It Takes a Parish and Lots of Time
A short essay on the Celebration of All Saints 30th Anniversary – August, 28, 2011

As you all know we celebrated All Saints Anglican Church’s 30th anniversary with Bishop Grundorf and his wife Mary on the weekend of August 28 a few years back. Our parish got her start with the gathering of some very strong-willed folk who were members of the Prayer Book Society, an organization dedicated to the classical Book of Common Prayer. On that same weekend in August we opened up the newly remodeled Undercroft, a room that has already been filled with joy, study, celebration and fellowship, and I predict that will continue for years to come. I believe this warm, welcoming and friendly space will be a natural extension of our Common Prayer in the nave and sanctuary. Common Prayer folds us into Common Life in Christ.
Also, as most of you know, Ann and I were in Oxford, England, for Hannah’s graduation during the week before the dedication. Oxford University celebrated its 30th anniversary 770 years ago. Oxford was a full grown adult when the “Enlightenment” was the new kid on the block. Our Common Prayer and our Common Life in Christ owes much to Oxford and the Anglican Worthies who lived, worshipped and loved in those parish churches.
It is interesting how small things take on importance. Take wood for example. I am amazed at how resilient and lasting plain old wood is. There before me at St. Mary the Virgin church was the very pulpit (above) from which Keble preached his famous Assize sermon on national apostasy and the very pulpit from which John Henry Newman preached till he left for the Roman mission. Inside the chancel of St. Mary the Virgin were the choir stalls made of oak five inches thick, coated with centuries of wax and oil that nearly filled the carvings of initials, insignias, and who knows what. DJ + WF -what’s that all about? Love? Is that a cross? Both? Whatever that is about, the wood, strong as iron, was there under my elbows. This was the very chancel, with black and white marble tiles laid diagonally, the draped Altar pushed up against the Eastern Wall, in which Ridley, Latimer and Cranmer were tried, grilled, and finally condemned to die by fire about two blocks over on Broad Street. They were taken to a ditch, basically the city dump, and paid the price for their faith in Christ.
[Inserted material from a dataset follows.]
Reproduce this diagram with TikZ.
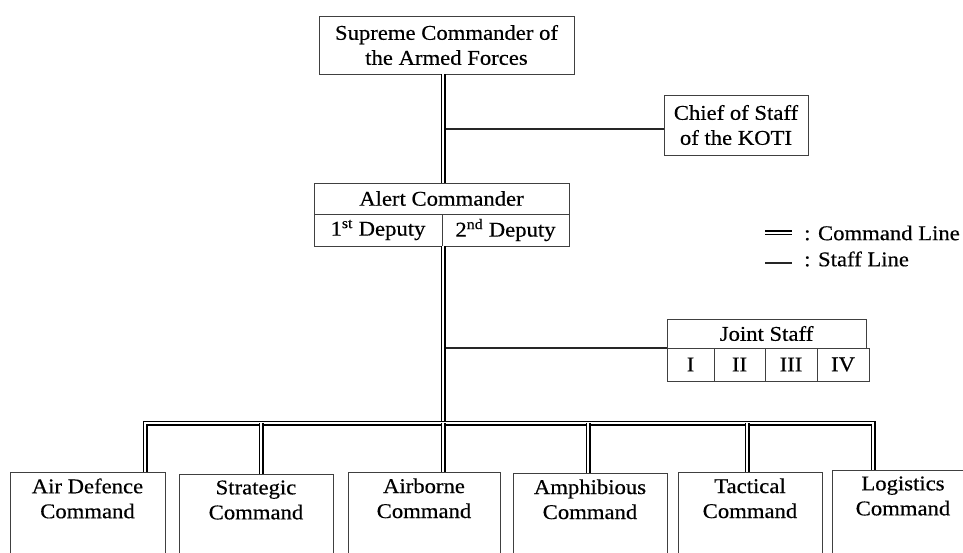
\documentclass[tikz,border=0pt]{standalone}
\usepackage{fontspec}
\setmainfont{Liberation Serif}[FakeStretch=1.08,FakeBold=0.4]
\begin{document}
\begin{tikzpicture}[x=1pt,y=-1pt,
  box/.style={draw=black!75, line width=0.9pt, align=center, inner sep=0pt,
    font=\fontsize{21}{25}\selectfont},
  cell/.style={box, minimum height=32pt},
  unit/.style={box, anchor=north, text depth=70pt, inner ysep=6pt},
  cmd/.style={double=white, double distance=2.2pt, line width=1.4pt, draw=black},
  staff/.style={draw=black!85, line width=1.7pt},
  legend/.style={anchor=west, inner sep=0pt, font=\fontsize{21}{25}\selectfont}]
\clip (0,0) rectangle (963,553);
\useasboundingbox (0,0) rectangle (963,553);
\fill[white] (0,0) rectangle (963,553);

% upper command chain
\node[box, minimum width=255pt, minimum height=58pt] (supreme) at (446.5,45)
  {Supreme Commander of\\the Armed Forces};
\node[box, minimum width=144pt, minimum height=60pt] (chief) at (736,125)
  {Chief of Staff\\of the KOTI};
\node[cell, minimum width=255pt, minimum height=31pt] (alert) at (441.5,198.5)
  {Alert Commander};
\node[cell, minimum width=128pt] (dep1) at (378,230)
  {1\textsuperscript{st} Deputy};
\node[cell, minimum width=127pt] (dep2) at (505.5,230)
  {2\textsuperscript{nd} Deputy};

% joint staff block
\node[cell, minimum width=199pt, minimum height=29pt] (joint) at (766.5,333.5) {Joint Staff};
\node[cell, minimum width=47pt, minimum height=33pt] (js1) at (690.5,364.5) {I};
\node[cell, minimum width=51pt, minimum height=33pt] (js2) at (739.5,364.5) {II};
\node[cell, minimum width=52pt, minimum height=33pt] (js3) at (791,364.5) {III};
\node[cell, minimum width=52pt, minimum height=33pt] (js4) at (843,364.5) {IV};

% subordinate commands
\node[unit, minimum width=155pt] (air)   at (87.5,472) {Air Defence\\Command};
\node[unit, minimum width=154pt] (strat) at (256,474)  {Strategic\\Command};
\node[unit, minimum width=152pt] (airb)  at (424,472)  {Airborne\\Command};
\node[unit, minimum width=154pt] (amph)  at (590,473)  {Amphibious\\Command};
\node[unit, minimum width=144pt] (tact)  at (750,472)  {Tactical\\Command};
\node[unit, minimum width=142pt] (logi)  at (903,470)  {Logistics\\Command};

% junctions on the trunk
\coordinate (kj) at (443,129);
\coordinate (jj) at (443,348);
\coordinate (bus) at (443,423);
\coordinate (busL) at (145,423);
\coordinate (busR) at (873,423);

% staff lines
\draw[staff] (kj) -- (kj -| chief.west);
\draw[staff] (jj) -- (jj -| joint.south west);

% command lines
\draw[cmd] (kj |- supreme.south) -- (kj |- alert.north);
\draw[cmd] (bus |- dep1.south) -- (bus);
\draw[cmd] (busL |- air.north) -- (busL) -- (busR) -- (busR |- logi.north);
\draw[cmd] (261,423) -- (261,0 |- strat.north);
\draw[cmd] (bus) -- (bus |- airb.north);
\draw[cmd] (588,423) -- (588,0 |- amph.north);
\draw[cmd] (747,423) -- (747,0 |- tact.north);

% legend
\node[legend] (leg1) at (804,233) {: Command Line};
\node[legend] (leg2) at (804,259) {: Staff Line};
\draw[cmd] ([xshift=-39pt]leg1.west) -- ([xshift=-12pt]leg1.west);
\draw[staff] ([xshift=-39pt,yshift=-4pt]leg2.west) -- ([xshift=-12pt,yshift=-4pt]leg2.west);
\end{tikzpicture}
\end{document}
Stone I would expect to find and did. Iron, yes. But the wood surprised me. It might even surprise St. Paul who diminished the value of “wood, hay and stubble” because it ignites quickly. After Cranmer was martyred, the mayor of Oxford sent the Archbishop of Canterbury a bill that included the cost of Cranmer’s lodging, his food, his clothing, wine and the bundles of wood used to burn him to death. Wood may consume a Saint or make a Choir Stall. Wood is humble. It simply is there, opened up, uncovered, receptive. It may receive the carved initials of unknown lovers, memorializing them long after their once youthful and yearning bodies have turned to dust. Or wood may passively hold high the Son of God pierced with nails. Wood lasts longer than I would have guessed. It may form instruments of horror or instruments of blessing and by the grace of God sometimes both.
Well, there you have it. Our little Church of wood may last longer than we think. And remember the carved graffiti in the choir stalls. Don’t forget that people put their stamp on holy things in hope that by attaching their name to holiness they, too, may last longer than we think. Our parish has many stamps upon it. The Founders, strong-willed and most of them veterans of World War II, had a vision that involved saving precious things that were being jettisoned – thrown into the ditch and dump of modernity. But like any child, this parish eventually grew into something the parents never imagined. That’s what kids do. They keep you up at night, depriving you of needful sleep because they have dreams and visions that you never dreamed of yourself. Oxford celebrated her 30th anniversary 770 years ago. But as the wise woman will tell you, “It all started with that first year!”